Middle School Students in Louisville Grow Fresh Fruit and Vegetables

Healthy Eating by Design

Field of Work: Changing local food and nutrition policies and environments for children.

Synopsis of the Work: The Robert Wood Johnson Foundation (RWJF) selected 12 community partnerships participating in its national program Active Living by Design to implement strategies to provide affordable, healthy and appealing food options to children and families by changing local food and nutrition policies and environments. Seven school-based partnerships and five community-based partnerships participated in Health Eating by Design. In Louisville, Tim Baker, a sixth-grade science teacher at Meyzeek Middle School helped to created and advised the school gardening club.
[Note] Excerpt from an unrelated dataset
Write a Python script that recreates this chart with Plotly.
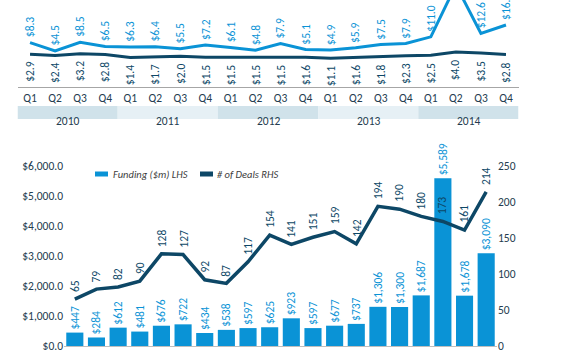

Story Told: The gardening club is responsible for four of the 12 plots in the community garden. It has about 30 members, mostly sixth-graders, who work in the garden every Monday. On other days when the weather is good, the children also can work in the garden.

In the spring and summer of 2006, Meyzeek students grew and picked green beans, squash, corn and a lot of tomatoes. In the fall, they grew cabbages, lettuce, broccoli and cauliflower, using hoop houses to extend the growing season. Over the winter, students began to grow some plants, such as broccoli and tomatoes, from seeds in the classroom.

Baker hopes to grow fruits and vegetables that students can take home to share with their families. He also plans to bring seventh- and eighth-grade students into the garden.